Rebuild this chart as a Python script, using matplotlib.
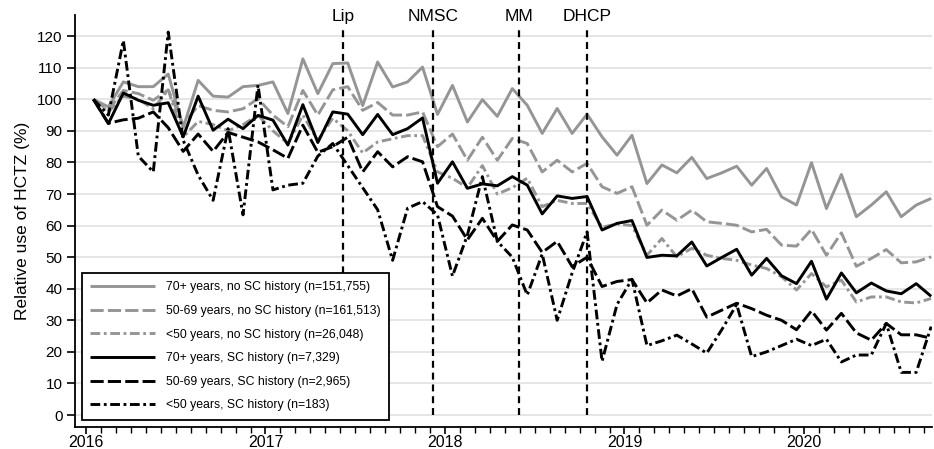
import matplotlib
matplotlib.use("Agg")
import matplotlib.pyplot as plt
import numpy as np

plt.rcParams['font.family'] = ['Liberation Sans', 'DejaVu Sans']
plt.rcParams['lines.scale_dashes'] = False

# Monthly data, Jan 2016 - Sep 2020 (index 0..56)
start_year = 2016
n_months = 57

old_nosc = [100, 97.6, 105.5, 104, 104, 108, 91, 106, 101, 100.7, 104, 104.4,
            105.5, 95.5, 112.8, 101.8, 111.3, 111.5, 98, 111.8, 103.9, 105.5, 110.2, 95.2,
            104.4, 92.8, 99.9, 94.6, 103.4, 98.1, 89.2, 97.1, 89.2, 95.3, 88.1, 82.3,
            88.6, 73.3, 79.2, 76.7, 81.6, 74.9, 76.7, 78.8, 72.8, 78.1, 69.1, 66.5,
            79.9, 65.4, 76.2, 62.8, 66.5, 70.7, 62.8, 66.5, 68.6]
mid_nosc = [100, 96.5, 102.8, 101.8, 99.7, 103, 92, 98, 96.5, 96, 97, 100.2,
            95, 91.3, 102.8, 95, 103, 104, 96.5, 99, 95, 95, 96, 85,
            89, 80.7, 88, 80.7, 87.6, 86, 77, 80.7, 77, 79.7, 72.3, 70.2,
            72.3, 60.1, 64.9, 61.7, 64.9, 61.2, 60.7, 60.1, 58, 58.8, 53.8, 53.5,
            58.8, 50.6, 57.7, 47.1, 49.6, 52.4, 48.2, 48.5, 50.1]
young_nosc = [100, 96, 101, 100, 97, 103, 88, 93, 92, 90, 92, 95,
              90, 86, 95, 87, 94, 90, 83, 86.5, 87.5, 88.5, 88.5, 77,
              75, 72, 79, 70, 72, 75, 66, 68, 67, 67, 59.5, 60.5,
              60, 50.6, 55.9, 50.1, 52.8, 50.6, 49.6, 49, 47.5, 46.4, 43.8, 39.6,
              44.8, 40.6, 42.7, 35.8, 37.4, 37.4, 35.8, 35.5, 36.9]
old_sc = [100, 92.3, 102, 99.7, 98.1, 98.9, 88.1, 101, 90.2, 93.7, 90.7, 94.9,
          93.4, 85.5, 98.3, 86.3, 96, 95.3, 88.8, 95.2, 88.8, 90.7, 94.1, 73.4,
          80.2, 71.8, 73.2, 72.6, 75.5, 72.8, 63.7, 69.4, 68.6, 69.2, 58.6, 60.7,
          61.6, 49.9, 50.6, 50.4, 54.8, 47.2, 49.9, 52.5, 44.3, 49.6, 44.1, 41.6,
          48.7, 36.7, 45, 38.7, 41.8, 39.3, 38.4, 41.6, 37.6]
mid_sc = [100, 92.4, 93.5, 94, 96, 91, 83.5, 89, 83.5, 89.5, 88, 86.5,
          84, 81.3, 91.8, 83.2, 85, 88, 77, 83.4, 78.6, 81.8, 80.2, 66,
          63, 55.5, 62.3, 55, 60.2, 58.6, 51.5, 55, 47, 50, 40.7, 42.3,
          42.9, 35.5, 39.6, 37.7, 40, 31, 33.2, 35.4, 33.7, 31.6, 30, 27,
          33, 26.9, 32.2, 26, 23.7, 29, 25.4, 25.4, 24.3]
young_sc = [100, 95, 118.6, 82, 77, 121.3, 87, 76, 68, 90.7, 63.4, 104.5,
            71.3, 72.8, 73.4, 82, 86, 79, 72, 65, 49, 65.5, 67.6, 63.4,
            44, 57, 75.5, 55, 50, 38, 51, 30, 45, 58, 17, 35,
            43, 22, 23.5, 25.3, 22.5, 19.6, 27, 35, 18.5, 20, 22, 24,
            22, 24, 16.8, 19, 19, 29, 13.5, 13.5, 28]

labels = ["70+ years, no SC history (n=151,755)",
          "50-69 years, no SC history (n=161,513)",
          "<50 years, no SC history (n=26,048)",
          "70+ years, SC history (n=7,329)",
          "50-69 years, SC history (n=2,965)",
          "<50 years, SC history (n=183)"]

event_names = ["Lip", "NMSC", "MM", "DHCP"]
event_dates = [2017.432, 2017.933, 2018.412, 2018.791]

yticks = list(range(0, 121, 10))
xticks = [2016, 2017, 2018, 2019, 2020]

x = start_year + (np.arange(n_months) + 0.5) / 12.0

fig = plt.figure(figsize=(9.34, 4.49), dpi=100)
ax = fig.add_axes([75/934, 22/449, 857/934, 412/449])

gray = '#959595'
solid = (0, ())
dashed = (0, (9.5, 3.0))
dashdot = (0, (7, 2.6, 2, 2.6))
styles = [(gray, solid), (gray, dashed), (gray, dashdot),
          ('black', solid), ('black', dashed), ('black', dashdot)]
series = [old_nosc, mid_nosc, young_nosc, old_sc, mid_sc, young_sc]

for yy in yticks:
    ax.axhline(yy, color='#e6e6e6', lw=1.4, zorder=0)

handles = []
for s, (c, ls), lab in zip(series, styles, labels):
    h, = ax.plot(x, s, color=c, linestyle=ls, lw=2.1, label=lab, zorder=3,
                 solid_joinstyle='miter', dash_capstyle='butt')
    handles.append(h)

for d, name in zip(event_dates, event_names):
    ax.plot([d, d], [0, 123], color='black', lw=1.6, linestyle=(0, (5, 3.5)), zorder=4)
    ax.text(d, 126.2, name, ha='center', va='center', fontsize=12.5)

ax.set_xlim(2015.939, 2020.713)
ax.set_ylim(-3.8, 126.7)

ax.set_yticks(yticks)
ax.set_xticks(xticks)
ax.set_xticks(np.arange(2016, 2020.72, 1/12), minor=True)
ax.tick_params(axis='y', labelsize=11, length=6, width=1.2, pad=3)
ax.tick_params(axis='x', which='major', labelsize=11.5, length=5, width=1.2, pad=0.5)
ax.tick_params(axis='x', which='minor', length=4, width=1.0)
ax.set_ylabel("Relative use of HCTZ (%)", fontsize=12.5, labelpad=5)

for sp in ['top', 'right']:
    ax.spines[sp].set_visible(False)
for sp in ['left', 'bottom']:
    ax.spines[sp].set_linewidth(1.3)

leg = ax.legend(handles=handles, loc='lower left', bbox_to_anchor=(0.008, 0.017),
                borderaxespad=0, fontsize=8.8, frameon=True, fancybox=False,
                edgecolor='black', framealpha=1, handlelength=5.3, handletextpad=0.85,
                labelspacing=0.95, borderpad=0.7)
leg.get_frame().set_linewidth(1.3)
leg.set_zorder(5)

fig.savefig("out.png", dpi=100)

------------------------

Objective: Repeat exactly and only the lines from the start of the data above through the line that holds "n_months = 57", inclusive. Pictures do not belong in the copy.

Worked solution:
Rebuild this chart as a Python script, using matplotlib.
import matplotlib
matplotlib.use("Agg")
import matplotlib.pyplot as plt
import numpy as np

plt.rcParams['font.family'] = ['Liberation Sans', 'DejaVu Sans']
plt.rcParams['lines.scale_dashes'] = False

# Monthly data, Jan 2016 - Sep 2020 (index 0..56)
start_year = 2016
n_months = 57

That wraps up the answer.